## [Problem requirements]
Reproduce exactly only the lines from the line that holds "Give me the matplotlib source for this chart." to the line that holds "from matplotlib.ticker import MultipleLocator", inclusive, in the listing below, and please leave out every picture.
>> begin Extracted material
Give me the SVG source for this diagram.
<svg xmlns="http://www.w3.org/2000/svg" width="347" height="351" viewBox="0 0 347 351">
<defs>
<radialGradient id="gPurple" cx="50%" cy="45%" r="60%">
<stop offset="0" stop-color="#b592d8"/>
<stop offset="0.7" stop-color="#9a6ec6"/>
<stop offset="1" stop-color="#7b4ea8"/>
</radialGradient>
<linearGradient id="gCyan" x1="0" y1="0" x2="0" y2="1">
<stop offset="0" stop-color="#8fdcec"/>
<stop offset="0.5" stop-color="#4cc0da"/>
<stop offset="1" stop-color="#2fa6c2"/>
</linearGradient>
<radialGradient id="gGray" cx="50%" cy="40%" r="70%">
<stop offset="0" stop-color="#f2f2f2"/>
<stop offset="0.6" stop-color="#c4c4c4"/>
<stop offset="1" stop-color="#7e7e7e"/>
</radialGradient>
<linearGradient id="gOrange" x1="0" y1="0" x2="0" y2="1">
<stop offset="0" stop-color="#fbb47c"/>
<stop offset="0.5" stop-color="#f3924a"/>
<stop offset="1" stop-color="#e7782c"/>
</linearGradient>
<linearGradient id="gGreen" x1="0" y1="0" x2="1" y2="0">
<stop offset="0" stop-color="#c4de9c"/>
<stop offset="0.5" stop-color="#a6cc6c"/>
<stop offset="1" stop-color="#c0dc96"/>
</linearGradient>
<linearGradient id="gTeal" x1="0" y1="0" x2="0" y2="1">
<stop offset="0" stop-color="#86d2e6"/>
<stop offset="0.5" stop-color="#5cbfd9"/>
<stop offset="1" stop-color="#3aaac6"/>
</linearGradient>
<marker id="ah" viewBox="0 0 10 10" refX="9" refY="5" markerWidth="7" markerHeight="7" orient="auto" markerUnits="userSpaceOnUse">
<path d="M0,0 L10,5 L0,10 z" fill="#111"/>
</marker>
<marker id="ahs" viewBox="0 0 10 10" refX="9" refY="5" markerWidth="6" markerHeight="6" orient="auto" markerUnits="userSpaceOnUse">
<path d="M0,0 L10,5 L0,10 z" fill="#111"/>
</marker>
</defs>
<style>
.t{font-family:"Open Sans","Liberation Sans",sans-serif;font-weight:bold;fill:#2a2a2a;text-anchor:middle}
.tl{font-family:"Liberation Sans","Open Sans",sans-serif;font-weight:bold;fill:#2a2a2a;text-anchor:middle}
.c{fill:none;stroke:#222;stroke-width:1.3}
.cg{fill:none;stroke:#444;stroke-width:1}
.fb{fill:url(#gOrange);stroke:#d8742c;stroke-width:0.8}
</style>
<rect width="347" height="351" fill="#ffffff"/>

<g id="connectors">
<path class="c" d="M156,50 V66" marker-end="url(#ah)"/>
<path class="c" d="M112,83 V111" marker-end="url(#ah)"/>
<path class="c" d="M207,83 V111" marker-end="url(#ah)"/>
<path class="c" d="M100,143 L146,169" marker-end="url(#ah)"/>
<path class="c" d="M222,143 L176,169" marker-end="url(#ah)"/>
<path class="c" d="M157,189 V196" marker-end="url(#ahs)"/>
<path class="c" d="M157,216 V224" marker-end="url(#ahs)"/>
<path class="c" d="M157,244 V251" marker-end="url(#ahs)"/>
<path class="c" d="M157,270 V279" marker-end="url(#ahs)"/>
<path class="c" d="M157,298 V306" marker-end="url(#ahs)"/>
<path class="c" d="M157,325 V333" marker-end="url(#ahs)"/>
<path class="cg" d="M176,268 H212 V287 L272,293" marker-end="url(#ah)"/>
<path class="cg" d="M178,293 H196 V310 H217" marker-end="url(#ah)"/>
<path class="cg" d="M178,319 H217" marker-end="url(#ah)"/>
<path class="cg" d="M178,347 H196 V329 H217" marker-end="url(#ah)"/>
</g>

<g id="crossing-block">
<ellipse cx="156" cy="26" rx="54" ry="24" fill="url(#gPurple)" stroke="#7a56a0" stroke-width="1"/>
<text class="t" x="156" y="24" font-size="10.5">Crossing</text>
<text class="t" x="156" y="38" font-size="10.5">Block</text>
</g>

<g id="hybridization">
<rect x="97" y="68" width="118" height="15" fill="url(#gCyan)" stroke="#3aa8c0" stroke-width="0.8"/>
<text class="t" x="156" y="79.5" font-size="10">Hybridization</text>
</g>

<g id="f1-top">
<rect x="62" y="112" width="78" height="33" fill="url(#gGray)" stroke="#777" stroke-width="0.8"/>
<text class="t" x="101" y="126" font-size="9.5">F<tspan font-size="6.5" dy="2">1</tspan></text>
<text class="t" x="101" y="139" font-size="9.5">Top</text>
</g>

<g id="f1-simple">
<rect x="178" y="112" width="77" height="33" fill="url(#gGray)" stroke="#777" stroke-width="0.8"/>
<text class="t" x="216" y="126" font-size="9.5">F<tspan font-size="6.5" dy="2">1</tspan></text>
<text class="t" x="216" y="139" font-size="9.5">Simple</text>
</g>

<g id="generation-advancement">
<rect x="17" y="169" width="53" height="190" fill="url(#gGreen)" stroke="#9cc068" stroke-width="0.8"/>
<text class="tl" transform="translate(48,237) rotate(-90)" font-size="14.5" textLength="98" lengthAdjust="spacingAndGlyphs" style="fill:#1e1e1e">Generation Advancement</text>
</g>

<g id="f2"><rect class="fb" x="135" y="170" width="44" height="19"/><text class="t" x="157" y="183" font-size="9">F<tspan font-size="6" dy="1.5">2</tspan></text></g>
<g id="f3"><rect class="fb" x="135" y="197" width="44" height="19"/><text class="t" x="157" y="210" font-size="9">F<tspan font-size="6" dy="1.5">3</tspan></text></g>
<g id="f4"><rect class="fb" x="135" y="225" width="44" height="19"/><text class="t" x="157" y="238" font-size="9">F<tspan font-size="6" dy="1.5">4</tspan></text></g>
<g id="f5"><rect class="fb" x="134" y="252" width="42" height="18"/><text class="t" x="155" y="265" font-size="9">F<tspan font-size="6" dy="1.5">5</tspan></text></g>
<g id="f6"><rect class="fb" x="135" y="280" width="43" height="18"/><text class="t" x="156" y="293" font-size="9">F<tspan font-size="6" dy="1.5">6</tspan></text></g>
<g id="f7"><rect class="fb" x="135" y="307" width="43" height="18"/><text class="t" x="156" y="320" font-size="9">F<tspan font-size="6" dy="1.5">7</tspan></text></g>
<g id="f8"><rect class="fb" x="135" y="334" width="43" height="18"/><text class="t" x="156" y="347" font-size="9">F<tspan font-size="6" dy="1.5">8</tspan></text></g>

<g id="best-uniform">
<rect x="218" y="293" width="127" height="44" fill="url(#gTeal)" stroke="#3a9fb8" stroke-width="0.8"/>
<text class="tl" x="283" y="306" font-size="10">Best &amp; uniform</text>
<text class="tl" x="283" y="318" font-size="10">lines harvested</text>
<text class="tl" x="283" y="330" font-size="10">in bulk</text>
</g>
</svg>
>> end Extracted material
>> begin Extracted material
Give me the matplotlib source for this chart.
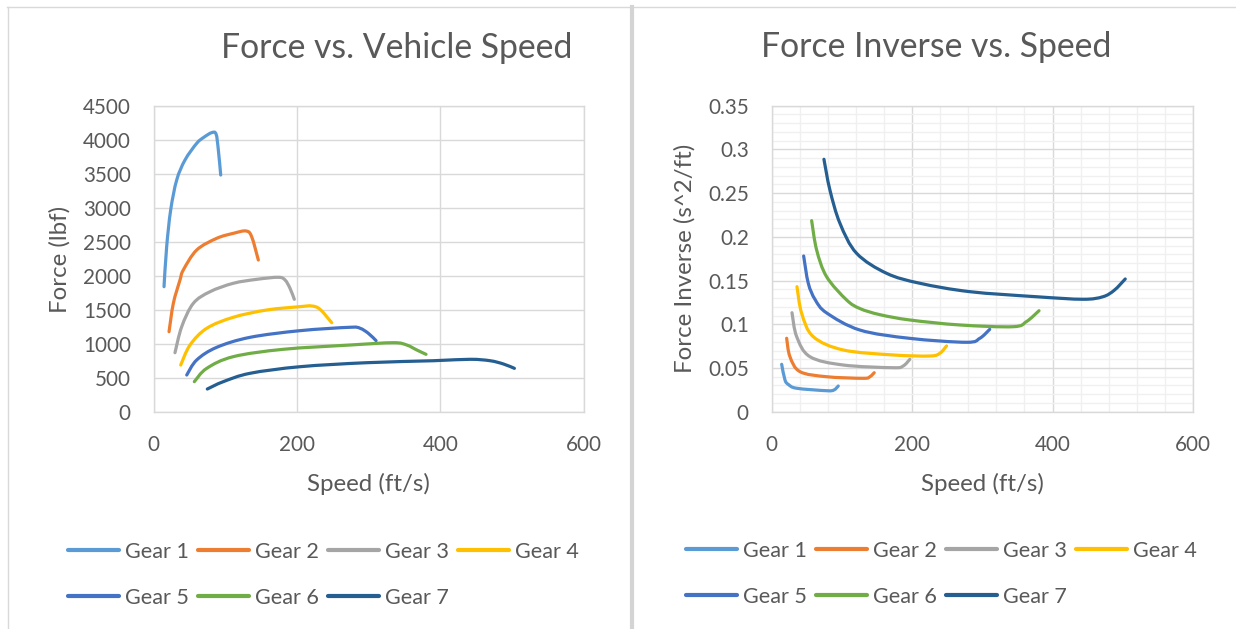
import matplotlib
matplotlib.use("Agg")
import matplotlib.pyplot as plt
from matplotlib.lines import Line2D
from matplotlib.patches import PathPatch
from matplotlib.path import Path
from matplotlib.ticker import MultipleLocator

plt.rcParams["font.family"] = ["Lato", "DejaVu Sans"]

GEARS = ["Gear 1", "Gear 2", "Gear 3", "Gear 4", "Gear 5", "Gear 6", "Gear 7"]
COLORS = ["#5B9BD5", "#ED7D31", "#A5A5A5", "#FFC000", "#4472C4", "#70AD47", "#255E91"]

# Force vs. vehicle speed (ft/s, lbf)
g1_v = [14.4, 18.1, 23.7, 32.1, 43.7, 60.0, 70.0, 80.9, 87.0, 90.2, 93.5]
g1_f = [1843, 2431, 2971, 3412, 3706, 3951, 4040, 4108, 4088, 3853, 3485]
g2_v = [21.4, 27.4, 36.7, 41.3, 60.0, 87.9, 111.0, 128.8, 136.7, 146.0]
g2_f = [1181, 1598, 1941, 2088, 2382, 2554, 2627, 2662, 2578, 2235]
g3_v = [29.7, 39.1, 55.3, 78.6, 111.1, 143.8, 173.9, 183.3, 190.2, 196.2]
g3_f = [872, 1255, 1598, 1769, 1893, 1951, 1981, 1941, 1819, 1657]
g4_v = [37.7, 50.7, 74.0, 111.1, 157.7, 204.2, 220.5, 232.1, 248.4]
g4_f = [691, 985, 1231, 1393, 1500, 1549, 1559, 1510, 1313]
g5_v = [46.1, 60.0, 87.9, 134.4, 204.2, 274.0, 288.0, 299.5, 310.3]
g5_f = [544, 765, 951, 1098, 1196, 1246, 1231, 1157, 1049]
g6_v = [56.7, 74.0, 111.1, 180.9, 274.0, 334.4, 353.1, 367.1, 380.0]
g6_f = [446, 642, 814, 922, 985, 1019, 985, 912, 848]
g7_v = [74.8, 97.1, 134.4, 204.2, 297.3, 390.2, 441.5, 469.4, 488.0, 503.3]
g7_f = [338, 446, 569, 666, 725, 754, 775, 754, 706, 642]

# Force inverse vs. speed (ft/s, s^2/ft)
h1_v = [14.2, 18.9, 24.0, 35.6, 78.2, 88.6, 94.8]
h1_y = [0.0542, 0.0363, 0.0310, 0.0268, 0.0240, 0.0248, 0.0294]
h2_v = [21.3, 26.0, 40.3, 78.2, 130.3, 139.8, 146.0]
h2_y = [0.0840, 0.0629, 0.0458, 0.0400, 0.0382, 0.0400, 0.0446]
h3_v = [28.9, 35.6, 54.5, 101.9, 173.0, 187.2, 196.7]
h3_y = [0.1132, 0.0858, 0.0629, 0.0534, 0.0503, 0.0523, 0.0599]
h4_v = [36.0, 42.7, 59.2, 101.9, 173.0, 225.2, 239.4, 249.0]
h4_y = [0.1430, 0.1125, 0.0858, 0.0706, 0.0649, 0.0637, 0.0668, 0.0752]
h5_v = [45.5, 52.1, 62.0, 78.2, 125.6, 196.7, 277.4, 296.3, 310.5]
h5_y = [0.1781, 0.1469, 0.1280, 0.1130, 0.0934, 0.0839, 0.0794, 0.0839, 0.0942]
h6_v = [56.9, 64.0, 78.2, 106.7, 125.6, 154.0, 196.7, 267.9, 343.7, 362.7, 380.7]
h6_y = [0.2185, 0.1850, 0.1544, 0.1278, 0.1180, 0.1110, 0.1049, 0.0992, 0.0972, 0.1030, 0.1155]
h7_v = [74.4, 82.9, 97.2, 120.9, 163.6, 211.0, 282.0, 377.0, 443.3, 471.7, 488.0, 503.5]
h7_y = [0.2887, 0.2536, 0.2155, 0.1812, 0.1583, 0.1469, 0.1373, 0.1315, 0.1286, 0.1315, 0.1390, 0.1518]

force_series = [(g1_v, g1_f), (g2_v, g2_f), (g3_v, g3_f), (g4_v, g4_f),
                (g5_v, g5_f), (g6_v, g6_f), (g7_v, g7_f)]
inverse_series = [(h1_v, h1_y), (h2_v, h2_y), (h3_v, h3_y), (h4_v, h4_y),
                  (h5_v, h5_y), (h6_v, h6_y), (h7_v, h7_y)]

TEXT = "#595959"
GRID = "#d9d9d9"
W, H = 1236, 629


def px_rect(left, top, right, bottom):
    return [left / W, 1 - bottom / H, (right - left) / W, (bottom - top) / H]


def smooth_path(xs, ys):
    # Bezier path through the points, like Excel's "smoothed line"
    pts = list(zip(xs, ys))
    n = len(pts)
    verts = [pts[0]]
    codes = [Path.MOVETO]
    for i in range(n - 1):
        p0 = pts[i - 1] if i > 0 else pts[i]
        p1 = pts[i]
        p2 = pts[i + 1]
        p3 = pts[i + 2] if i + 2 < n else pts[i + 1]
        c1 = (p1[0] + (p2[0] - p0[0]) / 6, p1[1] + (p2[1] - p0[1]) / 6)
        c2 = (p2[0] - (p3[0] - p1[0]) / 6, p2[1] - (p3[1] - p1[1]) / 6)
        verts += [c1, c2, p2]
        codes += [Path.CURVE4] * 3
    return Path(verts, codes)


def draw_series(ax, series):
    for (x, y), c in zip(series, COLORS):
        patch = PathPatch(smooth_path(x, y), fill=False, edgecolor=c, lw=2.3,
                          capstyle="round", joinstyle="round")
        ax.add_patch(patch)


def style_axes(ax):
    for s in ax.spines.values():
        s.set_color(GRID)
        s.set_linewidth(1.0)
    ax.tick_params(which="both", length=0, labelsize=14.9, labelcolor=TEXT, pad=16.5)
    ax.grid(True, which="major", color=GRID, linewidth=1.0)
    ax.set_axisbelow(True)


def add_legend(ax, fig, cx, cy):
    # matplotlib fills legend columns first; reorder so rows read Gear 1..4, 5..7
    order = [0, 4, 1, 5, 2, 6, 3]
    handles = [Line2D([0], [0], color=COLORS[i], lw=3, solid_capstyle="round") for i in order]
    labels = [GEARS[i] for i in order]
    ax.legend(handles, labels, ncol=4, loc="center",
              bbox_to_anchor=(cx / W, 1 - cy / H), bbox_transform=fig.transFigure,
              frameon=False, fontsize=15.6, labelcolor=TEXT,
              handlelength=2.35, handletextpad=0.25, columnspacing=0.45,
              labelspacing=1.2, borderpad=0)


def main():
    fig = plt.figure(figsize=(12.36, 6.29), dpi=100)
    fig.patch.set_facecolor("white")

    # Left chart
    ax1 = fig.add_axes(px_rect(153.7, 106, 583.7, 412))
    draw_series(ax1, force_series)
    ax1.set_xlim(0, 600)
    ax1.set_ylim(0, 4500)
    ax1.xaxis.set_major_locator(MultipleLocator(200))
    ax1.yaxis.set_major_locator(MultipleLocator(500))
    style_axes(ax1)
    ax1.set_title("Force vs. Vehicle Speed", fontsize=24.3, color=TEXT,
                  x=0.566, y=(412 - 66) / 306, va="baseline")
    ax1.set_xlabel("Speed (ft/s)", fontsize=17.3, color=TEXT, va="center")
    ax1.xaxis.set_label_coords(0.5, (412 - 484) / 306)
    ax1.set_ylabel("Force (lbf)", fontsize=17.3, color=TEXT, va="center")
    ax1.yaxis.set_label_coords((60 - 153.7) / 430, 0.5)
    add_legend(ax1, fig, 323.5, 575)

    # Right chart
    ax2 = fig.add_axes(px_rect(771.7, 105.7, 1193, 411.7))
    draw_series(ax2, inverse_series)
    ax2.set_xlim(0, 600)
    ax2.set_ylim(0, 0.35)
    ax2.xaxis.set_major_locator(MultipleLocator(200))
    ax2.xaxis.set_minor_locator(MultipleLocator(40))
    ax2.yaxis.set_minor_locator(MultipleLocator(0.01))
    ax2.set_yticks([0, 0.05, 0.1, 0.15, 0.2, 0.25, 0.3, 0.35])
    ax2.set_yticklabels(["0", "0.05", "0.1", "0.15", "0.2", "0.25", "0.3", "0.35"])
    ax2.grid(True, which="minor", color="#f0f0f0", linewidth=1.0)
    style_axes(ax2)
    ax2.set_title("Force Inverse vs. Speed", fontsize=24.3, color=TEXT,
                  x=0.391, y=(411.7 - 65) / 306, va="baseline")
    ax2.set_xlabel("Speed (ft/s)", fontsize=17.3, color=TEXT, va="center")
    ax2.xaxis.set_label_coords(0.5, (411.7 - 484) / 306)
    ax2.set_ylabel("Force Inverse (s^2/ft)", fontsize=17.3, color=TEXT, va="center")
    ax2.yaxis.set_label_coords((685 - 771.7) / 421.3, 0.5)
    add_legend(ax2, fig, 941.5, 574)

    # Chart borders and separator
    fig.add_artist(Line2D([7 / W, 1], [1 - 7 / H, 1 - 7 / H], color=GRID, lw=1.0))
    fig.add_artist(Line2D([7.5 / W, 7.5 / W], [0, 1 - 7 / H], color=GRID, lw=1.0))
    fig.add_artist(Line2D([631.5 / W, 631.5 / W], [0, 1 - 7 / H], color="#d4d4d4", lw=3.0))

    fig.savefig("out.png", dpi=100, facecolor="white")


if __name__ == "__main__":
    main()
>> end Extracted material
## [Correct output]
Give me the matplotlib source for this chart.
import matplotlib
matplotlib.use("Agg")
import matplotlib.pyplot as plt
from matplotlib.lines import Line2D
from matplotlib.patches import PathPatch
from matplotlib.path import Path
from matplotlib.ticker import MultipleLocator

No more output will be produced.